### Dataset excerpt
+===+

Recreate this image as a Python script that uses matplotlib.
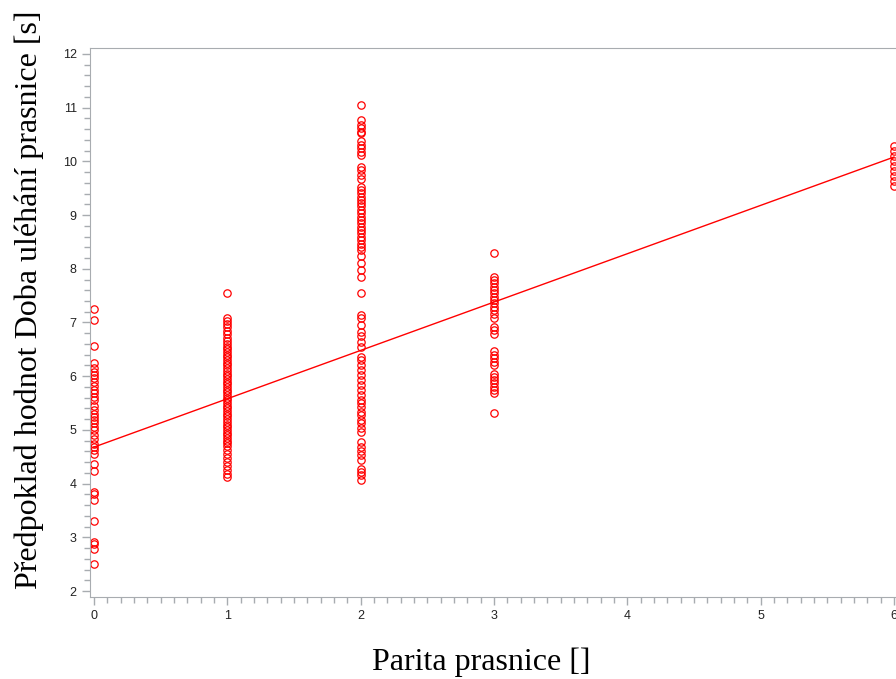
import matplotlib
matplotlib.use('Agg')
import matplotlib.pyplot as plt
import numpy as np
from matplotlib.ticker import MultipleLocator

# Data
parita_0 = [7.25, 7.04, 6.56, 6.25, 6.15, 6.08, 6.02, 5.96, 5.90, 5.82, 5.75, 5.69,
            5.62, 5.55, 5.44, 5.37, 5.30, 5.24, 5.18, 5.12, 5.06, 5.00, 4.90, 4.83,
            4.74, 4.68, 4.62, 4.56, 4.36, 4.24, 3.84, 3.80, 3.70, 3.30, 2.92, 2.88,
            2.79, 2.51]
parita_1 = [7.55, 7.08, 7.03, 6.98, 6.92, 6.85, 6.78, 6.72, 6.66, 6.60, 6.55, 6.50,
            6.45, 6.40, 6.35, 6.30, 6.25, 6.20, 6.15, 6.10, 6.05, 6.00, 5.95, 5.90,
            5.85, 5.80, 5.75, 5.70, 5.65, 5.60, 5.55, 5.50, 5.45, 5.40, 5.35, 5.30,
            5.25, 5.20, 5.15, 5.10, 5.05, 5.00, 4.95, 4.90, 4.85, 4.80, 4.75, 4.70,
            4.62, 4.55, 4.48, 4.40, 4.32, 4.25, 4.18, 4.12]
parita_2 = [11.05, 10.77, 10.68, 10.62, 10.55, 10.52, 10.37, 10.31, 10.24, 10.18,
            10.12, 9.90, 9.84, 9.75, 9.67, 9.53, 9.47, 9.41, 9.34, 9.28, 9.22, 9.16,
            9.09, 9.03, 8.97, 8.91, 8.85, 8.78, 8.72, 8.66, 8.60, 8.54, 8.47, 8.41,
            8.35, 8.23, 8.10, 7.98, 7.85, 7.54,
            7.14, 7.08, 6.95, 6.83, 6.74, 6.64, 6.55, 6.36, 6.30, 6.21, 6.12, 6.02,
            5.93, 5.84, 5.74, 5.65, 5.56, 5.50, 5.43, 5.34, 5.28, 5.18, 5.12, 5.03,
            4.97, 4.78, 4.69, 4.60, 4.53, 4.44, 4.28, 4.22, 4.16, 4.07]
parita_3 = [8.30, 7.85, 7.79, 7.73, 7.67, 7.61, 7.54, 7.48, 7.42, 7.36, 7.29, 7.23,
            7.16, 7.08, 6.92, 6.86, 6.79, 6.46, 6.39, 6.33, 6.27, 6.21, 6.05, 5.99,
            5.93, 5.87, 5.80, 5.74, 5.68, 5.31]
parita_6 = [10.29, 10.19, 10.10, 10.00, 9.91, 9.82, 9.73, 9.63, 9.54]

groups = {0: parita_0, 1: parita_1, 2: parita_2, 3: parita_3, 6: parita_6}

# regression line
fit_intercept = 4.68
fit_slope = 0.90
fit_x = [0, 6]

x_ticks = [0, 1, 2, 3, 4, 5, 6]
y_ticks = [2, 3, 4, 5, 6, 7, 8, 9, 10, 11, 12]

fig = plt.figure(figsize=(8.96, 6.79), dpi=100)
ax = fig.add_axes([0.1004, 0.1208, 0.9018, 0.8085])

for xv, ys in groups.items():
    ax.plot([xv] * len(ys), ys, linestyle='none', marker='o', markersize=5.3,
            markerfacecolor='none', markeredgecolor='#ff0000', markeredgewidth=0.9)

fx = np.array(fit_x)
ax.plot(fx, fit_intercept + fit_slope * fx, color='#ff0000', linewidth=1.0)

ax.set_xlim(-0.03, 6.03)
ax.set_ylim(1.89, 12.11)
ax.set_xticks(x_ticks)
ax.set_yticks(y_ticks)
ax.xaxis.set_minor_locator(MultipleLocator(0.1))
ax.yaxis.set_minor_locator(MultipleLocator(0.2))

spine_col = '#a8acb0'
for s in ['left', 'bottom', 'top']:
    ax.spines[s].set_color(spine_col)
ax.spines['right'].set_visible(False)

ax.tick_params(axis='both', which='major', direction='out', length=6, width=1,
               color=spine_col, labelsize=9, labelcolor='#222222',
               labelfontfamily='Liberation Sans')
ax.tick_params(axis='both', which='minor', direction='out', length=4, width=1,
               color=spine_col)
ax.tick_params(top=False, right=False, which='both')

ax.set_xlabel('Parita prasnice []', fontfamily='Liberation Serif', fontsize=23)
ax.set_ylabel('Předpoklad hodnot Doba uléhání prasnice [s]',
              fontfamily='Liberation Serif', fontsize=23)
ax.xaxis.set_label_coords(0.4845, -0.0926)
ax.yaxis.set_label_coords(-0.057, 0.541)

fig.savefig('out.png', dpi=100)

+===+

Repeat the lines of the listing above verbatim, beginning at its first line and ending at the line containing "from matplotlib.ticker import MultipleLocator", which is included. Omit pictures.

### Exercise response
Recreate this image as a Python script that uses matplotlib.
import matplotlib
matplotlib.use('Agg')
import matplotlib.pyplot as plt
import numpy as np
from matplotlib.ticker import MultipleLocator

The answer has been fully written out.